Electronics company Celestica is to shed half of its 500-strong workforce at its plant near Swords in North Dublin after an anticipated improvement in business conditions in the second half of 2002 failed to materialise.
The company has requested 250 voluntary redundancies but if it does not fill that quota by September 1st, it will go ahead with forced lay-offs. The job losses come just weeks after the company signalled its intent to cut its 40,000-strong global workforce by 15 per cent.
However, the company said a number of prospective customers had been in touch with its Irish operation in recent weeks with a view to Celestica supplying electronics to them in the future. The group's general manager in Ireland, Mr Terry O'Shea, said Celestica was committed to maintaining its strategic presence in the State.
A statement from the company said a restructuring plan was being developed and implemented "with the utmost sensitivity and respect for all employees".
"Celestica values its highly skilled workforce in Ireland. This decision was not taken lightly," the statement said. It added that the recovery that was anticipated for the second half of 2002 had not materialised and, as a result, it had excess capacity and staffing in certain areas of the business.
Tánaiste and Minister for Enterprise, Trade and Employment, Ms Harney, said news of the job losses would come as a severe blow to the workers and their families.
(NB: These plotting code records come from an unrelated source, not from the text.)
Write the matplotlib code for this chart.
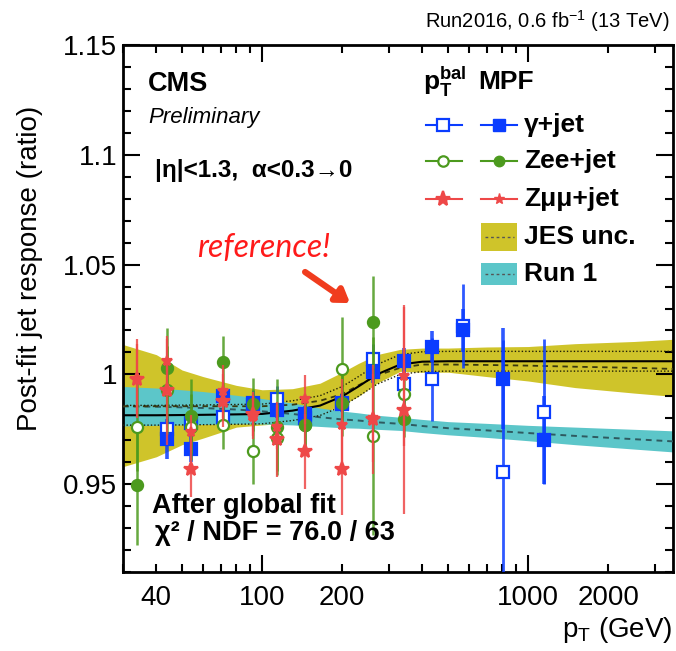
import matplotlib
matplotlib.use("Agg")
import matplotlib.pyplot as plt
import matplotlib.patheffects as pe
import numpy as np
from matplotlib.patches import Rectangle
from matplotlib.ticker import FixedLocator, LogLocator, FuncFormatter, MultipleLocator

# ---- data ------------------------------------------------------------------
PT_BINS = [34, 44, 54, 71, 92, 114, 145, 199, 260, 340, 434, 569, 805, 1149]

GAM_PT = PT_BINS[1:]
GAM_BAL = [0.975, 0.978, 0.9805, 0.987, 0.9886, 0.980, 0.9864, 1.007, 0.9955, 0.9977, 1.022, 0.9557, 0.983]
GAM_BAL_ERR = [0.006, 0.005, 0.006, 0.006, 0.006, 0.006, 0.006, 0.007, 0.008, 0.019, 0.019, 0.060, 0.033]
GAM_MPF = [0.9705, 0.966, 0.990, 0.986, 0.984, 0.9818, 0.987, 1.001, 1.006, 1.0127, 1.020, 0.998, 0.970]
GAM_MPF_ERR = [0.009, 0.006, 0.004, 0.004, 0.004, 0.004, 0.004, 0.005, 0.006, 0.007, 0.010, 0.023, 0.020]

ZEE_PT = PT_BINS[:10]
ZEE_BAL = [0.976, 0.993, 0.976, 0.977, 0.965, 0.971, 0.977, 1.0023, 0.972, 0.991]
ZEE_BAL_ERR = [0.020, 0.020, 0.015, 0.011, 0.015, 0.015, 0.012, 0.024, 0.045, 0.010]
ZEE_MPF = [0.9495, 1.003, 0.981, 1.0055, 0.9864, 0.976, 0.977, 0.987, 1.024, 0.9795]
ZEE_MPF_ERR = [0.027, 0.018, 0.017, 0.012, 0.012, 0.022, 0.012, 0.015, 0.021, 0.008]

ZMM_PT = PT_BINS[:10]
ZMM_BAL = [0.998, 0.9927, 0.957, 0.988, 0.982, 0.9705, 0.965, 0.957, 0.9795, 0.9836]
ZMM_BAL_ERR = [0.018, 0.025, 0.013, 0.012, 0.010, 0.017, 0.017, 0.021, 0.025, 0.047]
ZMM_MPF = [0.998, 1.006, 0.9736, 0.9923, 0.9805, 0.976, 0.9886, 0.977, 0.980, 0.9995]
ZMM_MPF_ERR = [0.016, 0.010, 0.008, 0.012, 0.010, 0.010, 0.011, 0.021, 0.020, 0.032]

BAND_PT = [30, 40, 50, 60, 80, 100, 130, 165, 200, 230, 270, 330, 400, 500, 700, 1000, 1500, 2500, 3500]
JES_FIT = [0.9814, 0.9814, 0.9815, 0.9816, 0.9818, 0.982, 0.9835, 0.9858, 0.990, 0.9945, 1.000,
           1.0045, 1.0058, 1.006, 1.006, 1.006, 1.006, 1.006, 1.006]
JES_UP = [1.0136, 1.009, 1.002, 0.999, 0.995, 0.993, 0.9935, 0.996, 1.001, 1.005, 1.009,
          1.0114, 1.012, 1.012, 1.0125, 1.0127, 1.014, 1.015, 1.016]
JES_DOWN = [0.958, 0.9625, 0.968, 0.971, 0.976, 0.977, 0.978, 0.982, 0.986, 0.990, 0.996,
            1.0014, 1.001, 1.001, 0.999, 0.997, 0.994, 0.9915, 0.990]
JES_DASH = [0.9855, 0.9855, 0.9855, 0.9855, 0.9855, 0.9855, 0.9862, 0.988, 0.991, 0.995, 0.9995,
            1.003, 1.0045, 1.0045, 1.0043, 1.004, 1.0035, 1.003, 1.0025]
FIT_UNC = [0.0045] * len(BAND_PT)

RUN1_MID = [0.9855, 0.9853, 0.985, 0.9847, 0.984, 0.9832, 0.982, 0.9805, 0.9795, 0.979, 0.9782,
            0.9775, 0.9765, 0.9755, 0.9745, 0.9733, 0.972, 0.9705, 0.9695]
RUN1_HALF = [0.009, 0.0085, 0.008, 0.0075, 0.0065, 0.0058, 0.005, 0.0042, 0.0038, 0.0035, 0.0032,
             0.003, 0.003, 0.003, 0.0032, 0.0035, 0.004, 0.0045, 0.0048]

X_LABELLED = [40, 100, 200, 1000, 2000]
Y_TICKS = [0.95, 1.0, 1.05, 1.1, 1.15]
Y_TICK_LABELS = ["0.95", "1", "1.05", "1.1", "1.15"]

BLUE = "#0a3cff"
GREEN = "#4c9a1e"
RED = "#ee4848"
YELLOW = "#cfc42a"
CYAN = "#5cc6c9"
FONT = ["Liberation Sans", "DejaVu Sans"]

plt.rcParams.update({
    "font.family": FONT,
    "mathtext.fontset": "custom",
    "mathtext.rm": "Liberation Sans",
    "mathtext.bf": "Liberation Sans:bold",
    "mathtext.it": "Liberation Sans:italic",
})

fig = plt.figure(figsize=(6.76, 6.51), dpi=100)
ax = fig.add_axes([0.182, 0.1213, 0.8136, 0.8095])
ax.set_xscale("log")
ax.set_xlim(30, 3500)
ax.set_ylim(0.91, 1.15)

# bands
x = np.array(BAND_PT, dtype=float)
fit = np.array(JES_FIT)
ax.fill_between(x, JES_DOWN, JES_UP, color=YELLOW, lw=0, zorder=1)
run1_mid = np.array(RUN1_MID)
run1_half = np.array(RUN1_HALF)
ax.fill_between(x, run1_mid - run1_half, run1_mid + run1_half, color=CYAN, lw=0, zorder=2)
ax.plot(x, run1_mid, color="#2e5a60", lw=1.4, ls=(0, (3, 2.5)), zorder=3)
ax.plot(x, JES_DASH, color="#3a3a10", lw=1.3, ls=(0, (3, 2.5)), zorder=3)
ax.plot(x, fit + np.array(FIT_UNC), color="#202008", lw=1.0, ls=(0, (1, 1.5)), zorder=3)
ax.plot(x, fit - np.array(FIT_UNC), color="#202008", lw=1.0, ls=(0, (1, 1.5)), zorder=3)
ax.plot(x, fit, color="black", lw=1.5, zorder=3)


def points(px, py, err, color, marker, ms, filled, lw, z):
    ax.errorbar(px, py, yerr=err, fmt="none", ecolor=color, elinewidth=lw, alpha=0.85, zorder=z)
    ax.plot(px, py, ls="none", marker=marker, ms=ms,
            mfc=color if filled else "white", mec=color, mew=1.6, zorder=z + 0.5)


points(GAM_PT, GAM_BAL, GAM_BAL_ERR, BLUE, "s", 8.5, False, 2.0, 4)
points(GAM_PT, GAM_MPF, GAM_MPF_ERR, BLUE, "s", 8, True, 2.6, 4)
points(ZEE_PT, ZEE_BAL, ZEE_BAL_ERR, GREEN, "o", 8, False, 1.8, 5)
points(ZEE_PT, ZEE_MPF, ZEE_MPF_ERR, GREEN, "o", 8, True, 1.8, 5)
points(ZMM_PT, ZMM_BAL, ZMM_BAL_ERR, RED, "*", 10.5, True, 1.6, 6)
points(ZMM_PT, ZMM_MPF, ZMM_MPF_ERR, RED, "*", 7.5, True, 1.6, 6)

# axes styling
ax.xaxis.set_major_locator(FixedLocator([100, 1000]))
ax.xaxis.set_minor_locator(LogLocator(base=10, subs=np.arange(2, 10), numticks=20))
lab = FuncFormatter(lambda v, _: f"{v:g}" if round(v) in X_LABELLED else "")
ax.xaxis.set_major_formatter(lab)
ax.xaxis.set_minor_formatter(lab)
ax.yaxis.set_major_locator(FixedLocator(Y_TICKS))
ax.set_yticklabels(Y_TICK_LABELS)
ax.yaxis.set_minor_locator(MultipleLocator(0.01))
ax.tick_params(which="both", direction="in", top=True, right=True, width=1.5, labelsize=20)
ax.tick_params(which="major", length=12)
ax.tick_params(which="minor", length=6)
ax.tick_params(axis="x", which="both", pad=9)
ax.tick_params(axis="y", which="both", pad=4)
for s in ax.spines.values():
    s.set_linewidth(2.0)

fig.text(0.044, 0.587, "Post-fit jet response (ratio)", rotation=90, ha="center", va="center", fontsize=20)
fig.text(0.995, 0.032, r"p$_\mathrm{T}$ (GeV)", ha="right", va="center", fontsize=20)
fig.text(0.991, 0.958, r"Run2016, 0.6 fb$^{-1}$ (13 TeV)", ha="right", va="baseline", fontsize=14.5)

T = ax.transAxes
ax.text(0.0455, 0.9127, "CMS", transform=T, fontsize=19.5, fontweight="bold")
ax.text(0.0455, 0.852, "Preliminary", transform=T, fontsize=16, style="italic")
ax.text(0.058, 0.7495, "|η|<1.3,  α<0.3→0", transform=T, fontsize=17.5, fontweight="bold")
ax.text(0.052, 0.112, "After global fit", transform=T, fontsize=19.5, fontweight="bold", zorder=8)
ax.text(0.058, 0.0607, "χ² / NDF = 76.0 / 63", transform=T, fontsize=19.5, fontweight="bold", zorder=8)

ax.text(0.1345, 0.5977, "reference!", transform=T, fontsize=23, style="italic",
        color="#ff1a1a", family="Lato", fontweight="normal")
ax.annotate("", xy=(0.4127, 0.5104), xytext=(0.331, 0.5693), xycoords=T, textcoords=T,
            arrowprops=dict(arrowstyle="-|>,head_width=0.5,head_length=0.75", lw=4.5,
                            color="#f03c1e", shrinkA=0, shrinkB=0,
                            path_effects=[pe.SimplePatchShadow(offset=(2, -2), alpha=0.25), pe.Normal()]))

# legend
ax.text(0.5455, 0.9146, r"$\mathbf{p}_\mathbf{T}^\mathbf{bal}$", transform=T, fontsize=19)
ax.text(0.6455, 0.9165, "MPF", transform=T, fontsize=19, fontweight="bold")
rows = [0.848, 0.780, 0.7078]
entries = [("γ+jet", BLUE, "s", 8.5, 8), ("Zee+jet", GREEN, "o", 7.5, 7.5), ("Zμμ+jet", RED, "*", 11, 8)]
for yy, (name, col, mk, ms_open, ms_fill) in zip(rows, entries):
    ax.plot([0.551, 0.6164], [yy, yy], color=col, lw=1.5, transform=T, clip_on=False, zorder=7)
    ax.plot([0.582], [yy], marker=mk, ms=ms_open, mfc="white" if mk != "*" else col, mec=col,
            mew=1.6, transform=T, zorder=7)
    ax.plot([0.651, 0.7164], [yy, yy], color=col, lw=1.5, transform=T, clip_on=False, zorder=7)
    ax.plot([0.6836], [yy], marker=mk, ms=ms_fill, mfc=col, mec=col, transform=T, zorder=7)
    ax.text(0.729, yy, name, transform=T, fontsize=19, fontweight="bold", va="center")
for (y0, y1, col, name) in [(0.609, 0.6622, YELLOW, "JES unc."), (0.5446, 0.5863, CYAN, "Run 1")]:
    ax.add_patch(Rectangle((0.651, y0), 0.0654, y1 - y0, transform=T, facecolor=col,
                           edgecolor="none", zorder=7))
    ym = (y0 + y1) / 2
    ax.plot([0.658, 0.71], [ym, ym], color="#555555", lw=1.0, ls=(0, (2, 2)), transform=T, zorder=7.5)
    ax.text(0.729, ym, name, transform=T, fontsize=19, fontweight="bold", va="center")

fig.savefig("out.png", dpi=100)
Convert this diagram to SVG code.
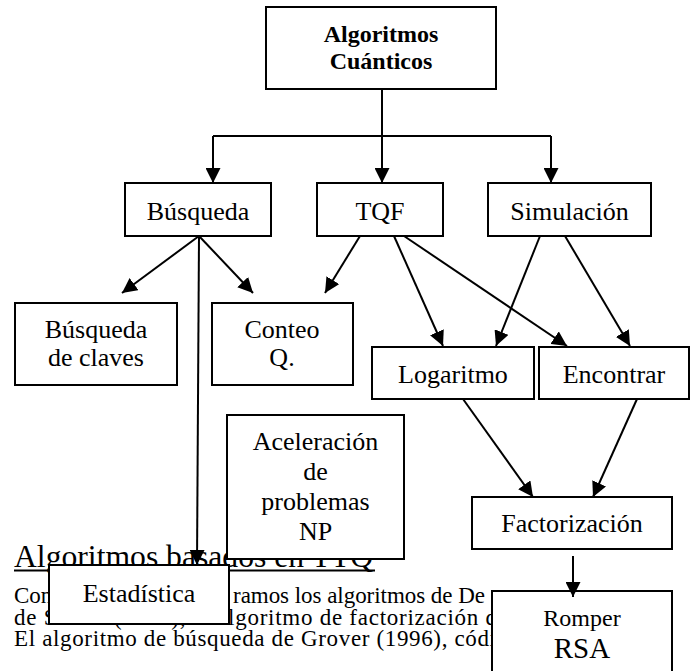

She said the announcement followed difficult times on world markets and the priority was to ensure maximum personal support to those affected by the announcement.
"The IDA continue to work with the company, and both the IDA and Enterprise Ireland will continue to encourage and attract additional investment to the area," she said.
The Irish workers have been offered a redundancy package of six weeks' pay for every year at the company as well as four weeks' pay in lieu of notice.
Yesterday's news comes just nine months after the Canadian group shed 450 jobs in Swords after the collapse of a contract with Motorola for the supply of electronics for mobile phones and pagers. Before that, the 210,000 sq ft Swords plant was owned by Motorola but that group sold the operation to Celestica in December 2000.
Under the terms of that sale, Celestica paid Motorola $70 million (€71.4 million) for the Swords operation and a plant in Iowa in the US. At that time, 750 jobs were shed representing the largest single loss of jobs in the foreign direct investment sector since Seagate pulled out of Clonmel in 1997.
The latest cuts in Celestica's Irish operations form part of an international scaling-down in the face of lower-than-expected demand. It also announced yesterday it is to shed 500 jobs at its plant in Kidsgrove in central England. The company first announced in July that it planned to axe 6,000, or 15 per cent, of its 40,000-strong global workforce in an effort to reduce production. As well as the cuts in the Republic and Britain, the company has shed 950 jobs in Columbus, Ohio, and about 500 in Oklahoma City. It has not yet said where the remaining 4,000 jobs will go.
The global restructuring will cost between $300 million to $375 million to be recorded by fiscal year-end 2002. The company has been shifting production to countries in Latin America, Asia and Eastern Europe, where costs are lower. It plans to have two-thirds of its output in Asia by the end of next year compared with just 20 per cent two years ago.